Write Away ... Leighton Buzzard Writers’ Column. This week by Claire Matthews
I seem to be living in a parallel universe. A place of endless summer, the creation of a benign sorcerer queen designed to keep the inhabitants of Leighton Buzzard in a reverse Narnia. But lately, cracks in the illusion are beginning to appear.
Back in May, I planted a pot of lobelia and it stands beside my front door. It looks beautiful; masses of pretty blue and white flowers erupting all over the place. I have lovingly watered it and enjoy its cheerful display every time I return home.
Now it looks spectacular, like the prize exhibit at the Chelsea Flower Show and I’m growing suspicious. Is it too good to be true?
The other day, I was wandering around my favourite shop, coatless and flip-flopped, when I came across a large Christmas tree unashamedly decked out in large baubles. So surprised was I at this strident icon of winter that my sunglasses fell off my head. What is going on?
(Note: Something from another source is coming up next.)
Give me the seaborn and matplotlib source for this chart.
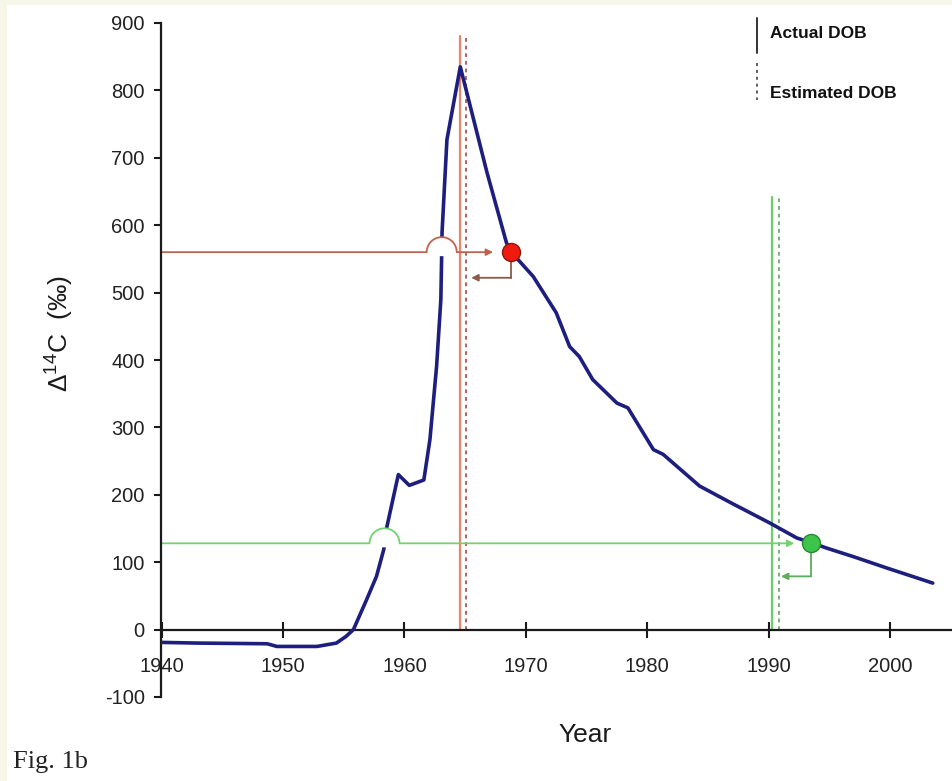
import numpy as np
import pandas as pd
import matplotlib
matplotlib.use("Agg")
import matplotlib.pyplot as plt
from matplotlib.lines import Line2D
from matplotlib.patches import Polygon, Rectangle
import seaborn as sns

# ---- data ----
years = [1940, 1943, 1948.7, 1949.5, 1952.8, 1954.4, 1955.2, 1955.8, 1956.9, 1957.7,
         1958.3, 1958.5, 1959.5, 1960.4, 1961.6, 1962.1, 1962.65, 1963.0, 1963.1,
         1963.5, 1964.6, 1966.8, 1968.4, 1968.8, 1969.5, 1970.6, 1972.5, 1973.6,
         1974.4, 1975.5, 1977.5, 1978.4, 1980.5, 1981.3, 1984.3, 1987.0, 1990.1,
         1992.3, 1993.5, 1994.75, 1997.0, 1999.7, 2003.5]
delta14c = [-19, -20, -21, -25, -25, -20, -10, 0, 45, 79,
            119, 148, 230, 214, 222, 282, 391, 490, 590,
            727, 835, 678, 574, 560, 546, 524, 470, 420,
            405, 371, 336, 329, 267, 260, 213, 187, 158,
            136, 129, 121, 108, 91.5, 69]

# case 1 (red) and case 2 (green)
case_level = [560, 128]          # measured Δ14C
case_year = [1968.8, 1993.5]     # where the measured value meets the falling limb
actual_dob = [1964.55, 1990.25]
estimated_dob = [1965.1, 1990.8]
vline_top = [880, 642]
hline_arrow_end = [1967.3, 1992.1]
elbow_bottom = [522, 79]
elbow_arrow_end = [1965.5, 1991.0]

x_ticks = [1940, 1950, 1960, 1970, 1980, 1990, 2000]
y_ticks = [-100, 0, 100, 200, 300, 400, 500, 600, 700, 800, 900]

# ---- styling ----
sns.set_theme(style="white")
plt.rcParams['font.family'] = ['Liberation Sans', 'DejaVu Sans']
plt.rcParams['mathtext.fontset'] = 'custom'
plt.rcParams['mathtext.rm'] = 'Liberation Sans'

W, H = 953, 781
fig = plt.figure(figsize=(W / 100, H / 100), dpi=100)
fig.patch.set_facecolor('#f7f7e9')
fig.add_artist(Rectangle((7 / W, 0), 1, 1 - 5 / H, transform=fig.transFigure,
                         facecolor='white', edgecolor='none', zorder=-10))

left, right = 161.5 / W, 951 / W
bottom, top = 1 - 697 / H, 1 - 23 / H
ax = fig.add_axes([left, bottom, right - left, top - bottom])
ax.set_facecolor('none')
XMIN, XMAX, YMIN, YMAX = 1940, 2005, -100, 900
ax.set_xlim(XMIN, XMAX)
ax.set_ylim(YMIN, YMAX)

df = pd.DataFrame({"Year": years, "D14C": delta14c})

reds = dict(h='#c0624f', v='#e8866a', vd='#9a3a30', arrow='#d83a2a', elbow='#8a5a48',
            dot='#f01a10', dotedge='#8a1a10')
greens = dict(h='#72d272', v='#6ccf6c', vd='#4e9e4e', arrow='#5cbc5c', elbow='#5cae5c',
              dot='#3cc54a', dotedge='#2a8a30')
palettes = [reds, greens]

# vertical DOB lines and horizontal lines (behind curve)
for i, pal in enumerate(palettes):
    ax.plot([actual_dob[i]] * 2, [0, vline_top[i]], color=pal['v'], lw=1.6, zorder=2)
    ax.plot([estimated_dob[i]] * 2, [0, vline_top[i]], color=pal['vd'], lw=1.1,
            ls=(0, (2.5, 2.5)), zorder=2)
    ax.annotate('', xy=(hline_arrow_end[i], case_level[i]), xytext=(XMIN, case_level[i]),
                arrowprops=dict(arrowstyle='-|>', color=pal['h'], lw=1.3,
                                mutation_scale=10, shrinkA=0, shrinkB=0), zorder=2)
    # elbow arrow from dot down and left
    ax.plot([case_year[i], case_year[i]], [case_level[i], elbow_bottom[i]],
            color=pal['elbow'], lw=1.3, zorder=2)
    ax.annotate('', xy=(elbow_arrow_end[i], elbow_bottom[i]),
                xytext=(case_year[i], elbow_bottom[i]),
                arrowprops=dict(arrowstyle='-|>', color=pal['elbow'], lw=1.3,
                                mutation_scale=10, shrinkA=0, shrinkB=0), zorder=2)

# the bomb curve
sns.lineplot(data=df, x="Year", y="D14C", sort=False, estimator=None,
             color='#1e1e7e', lw=2.6, ax=ax, zorder=3)

# hops where horizontal lines jump over the rising limb
px_per_x = ax.bbox.width / (XMAX - XMIN)
px_per_y = ax.bbox.height / (YMAX - YMIN)
r_px = 15
rx, ry = r_px / px_per_x, r_px / px_per_y
yrs = np.array(years)
vals = np.array(delta14c)
rise = yrs <= 1964.6
for i, pal in enumerate(palettes):
    cx = np.interp(case_level[i], vals[rise], yrs[rise])
    cy = case_level[i]
    t = np.linspace(0, np.pi, 60)
    ax_ = cx + rx * np.cos(t)
    ay_ = cy + ry * np.sin(t)
    poly = np.column_stack([np.r_[ax_, cx - rx, cx + rx],
                            np.r_[ay_, cy - 4 / px_per_y, cy - 4 / px_per_y]])
    ax.add_patch(Polygon(poly, closed=True, facecolor='white', edgecolor='none', zorder=4))
    ax.plot(ax_, ay_, color=pal['h'], lw=1.3, zorder=5)

# measured points
for i, pal in enumerate(palettes):
    ax.plot([case_year[i]], [case_level[i]], 'o', ms=13, mfc=pal['dot'],
            mec=pal['dotedge'], mew=1.0, zorder=6)

# axes styling
for s in ['top', 'right']:
    ax.spines[s].set_visible(False)
ax.spines['bottom'].set_position(('data', 0))
for s in ['left', 'bottom']:
    ax.spines[s].set_color('#1a1a1a')
    ax.spines[s].set_linewidth(1.6)
ax.set_xticks(x_ticks)
ax.set_yticks(y_ticks)
ax.set_xticklabels([str(v) for v in x_ticks])
ax.set_yticklabels([str(v) for v in y_ticks])
ax.tick_params(axis='x', direction='inout', length=11, width=1.5, color='#1a1a1a',
               labelsize=14.5, pad=14, labelcolor='#222222')
ax.tick_params(axis='y', direction='out', length=5, width=1.5, color='#1a1a1a',
               labelsize=14.5, pad=7, labelcolor='#222222')
ax.tick_params(left=True, bottom=True)

ax.set_xlabel('Year', fontsize=19, color='#1a1a1a')
ax.xaxis.set_label_coords((585 - 161.5) / (951 - 161.5), 1 - (723 - 23) / (697 - 23))
ax.set_ylabel(r'$\mathregular{\Delta^{14}}$C  (‰)', fontsize=19, color='#1a1a1a')
ax.yaxis.set_label_coords((76 - 161.5) / (951 - 161.5), (697 - 333) / (697 - 23))

# legend (top right)
fig.add_artist(Line2D([757 / W] * 2, [1 - 18 / H, 1 - 53 / H], transform=fig.transFigure,
                      color='#333333', lw=1.4))
fig.add_artist(Line2D([757 / W] * 2, [1 - 63 / H, 1 - 100 / H], transform=fig.transFigure,
                      color='#333333', lw=1.1, ls=(0, (2, 2.5))))
fig.text(770 / W, 1 - 33 / H, 'Actual DOB', fontsize=12.5, fontweight='bold',
         va='center', ha='left', color='#111111')
fig.text(770 / W, 1 - 94 / H, 'Estimated DOB', fontsize=12.5, fontweight='bold',
         va='center', ha='left', color='#111111')

fig.text(13 / W, 1 - 762 / H, 'Fig. 1b', fontsize=19, family='Liberation Serif',
         va='center', ha='left', color='#222222')

fig.savefig('out.png', dpi=100)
Last week, I was sitting out on the decking, warming my cockles in the sunshine and reading. “I’m in my garden, but it feels like I’m on holiday,” I said to myself. “Lovely”.
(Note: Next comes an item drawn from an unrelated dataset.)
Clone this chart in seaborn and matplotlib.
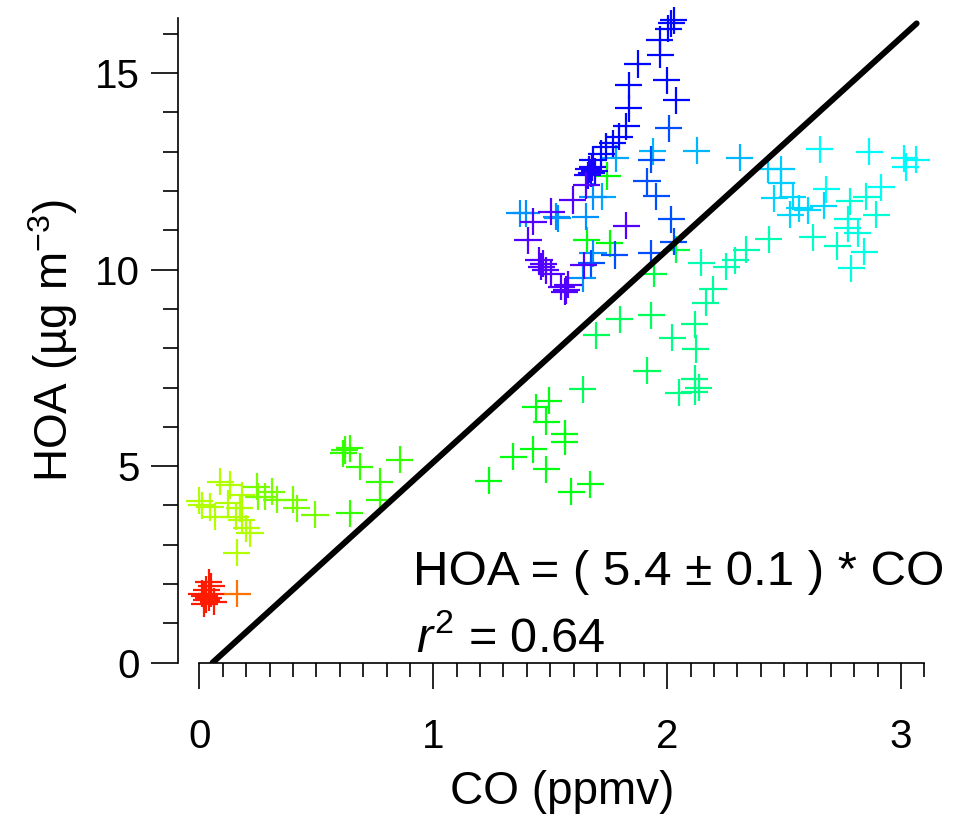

All at once, I became aware that a dusk-like darkness was falling. It was only 4pm by my watch. What strangeness is this, an eclipse? Witchcraft?
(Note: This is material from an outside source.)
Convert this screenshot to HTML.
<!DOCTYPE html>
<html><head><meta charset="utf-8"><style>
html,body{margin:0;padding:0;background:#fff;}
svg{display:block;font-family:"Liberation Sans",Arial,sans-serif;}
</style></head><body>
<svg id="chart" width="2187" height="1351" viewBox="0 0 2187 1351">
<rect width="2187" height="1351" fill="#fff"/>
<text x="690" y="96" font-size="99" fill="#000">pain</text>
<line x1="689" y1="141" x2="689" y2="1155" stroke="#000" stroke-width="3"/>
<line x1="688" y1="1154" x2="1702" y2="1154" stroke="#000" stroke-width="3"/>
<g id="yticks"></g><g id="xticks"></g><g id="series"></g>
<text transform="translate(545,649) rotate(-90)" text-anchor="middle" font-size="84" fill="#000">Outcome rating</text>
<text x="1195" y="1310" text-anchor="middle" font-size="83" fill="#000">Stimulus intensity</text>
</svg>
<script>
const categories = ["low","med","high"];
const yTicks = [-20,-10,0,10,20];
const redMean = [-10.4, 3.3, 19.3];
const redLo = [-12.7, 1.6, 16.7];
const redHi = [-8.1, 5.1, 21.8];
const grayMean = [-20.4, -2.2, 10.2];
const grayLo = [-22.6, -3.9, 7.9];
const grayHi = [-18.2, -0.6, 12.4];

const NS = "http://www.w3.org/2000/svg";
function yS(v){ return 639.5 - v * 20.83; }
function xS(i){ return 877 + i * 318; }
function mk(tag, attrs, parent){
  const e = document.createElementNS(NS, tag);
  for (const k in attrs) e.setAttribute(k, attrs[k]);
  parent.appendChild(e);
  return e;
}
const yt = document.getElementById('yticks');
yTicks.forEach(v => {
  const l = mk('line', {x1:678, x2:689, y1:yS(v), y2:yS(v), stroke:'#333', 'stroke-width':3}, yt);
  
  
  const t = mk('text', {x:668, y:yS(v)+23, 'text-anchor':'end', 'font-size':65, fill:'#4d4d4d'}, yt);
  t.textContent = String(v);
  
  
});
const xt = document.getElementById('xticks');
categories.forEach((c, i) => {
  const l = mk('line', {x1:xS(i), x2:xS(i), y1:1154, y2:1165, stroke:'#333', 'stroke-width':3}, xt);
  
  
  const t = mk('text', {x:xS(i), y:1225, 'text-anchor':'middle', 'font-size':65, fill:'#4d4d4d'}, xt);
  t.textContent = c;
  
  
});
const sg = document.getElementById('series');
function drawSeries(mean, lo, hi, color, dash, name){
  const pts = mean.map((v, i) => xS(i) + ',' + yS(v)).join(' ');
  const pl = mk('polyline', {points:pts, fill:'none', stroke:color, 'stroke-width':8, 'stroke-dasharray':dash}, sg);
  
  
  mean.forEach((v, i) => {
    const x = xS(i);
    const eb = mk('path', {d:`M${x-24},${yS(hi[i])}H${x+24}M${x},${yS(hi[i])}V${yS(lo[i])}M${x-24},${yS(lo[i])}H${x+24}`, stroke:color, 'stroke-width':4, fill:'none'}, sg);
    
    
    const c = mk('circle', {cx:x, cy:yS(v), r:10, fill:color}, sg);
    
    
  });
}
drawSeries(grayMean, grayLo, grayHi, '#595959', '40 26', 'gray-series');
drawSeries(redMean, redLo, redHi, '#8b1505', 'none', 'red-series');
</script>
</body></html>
Then came the most terrible harbinger of winter doom. I broke my SAD alarm clock. (SAD, or Seasonal Affective Disorder affects many people and is characterised by depression during the darker months of winter.)
Thankfully I don’t suffer from SAD, but I do enjoy the benefit of a SAD alarm clock. Every morning, I am awakened by the gradual brightening of the lamp, culminating in the sound of a gentle dawn chorus. In my bleary effort to switch off the birds and switch on Chris Evans, I pushed it off the bedside table. Why am I now waking to cruel, unexpected darkness?
I fear the breaking of this summer spell. It’s going to explode into arctic Armageddon soon, the signs are there.
Please, sorcerer queen, make the spell last longer. Don’t make me wear a coat. Bring back the light mornings. And please don’t turn my lobelia into a blackened, frost ravaged heap.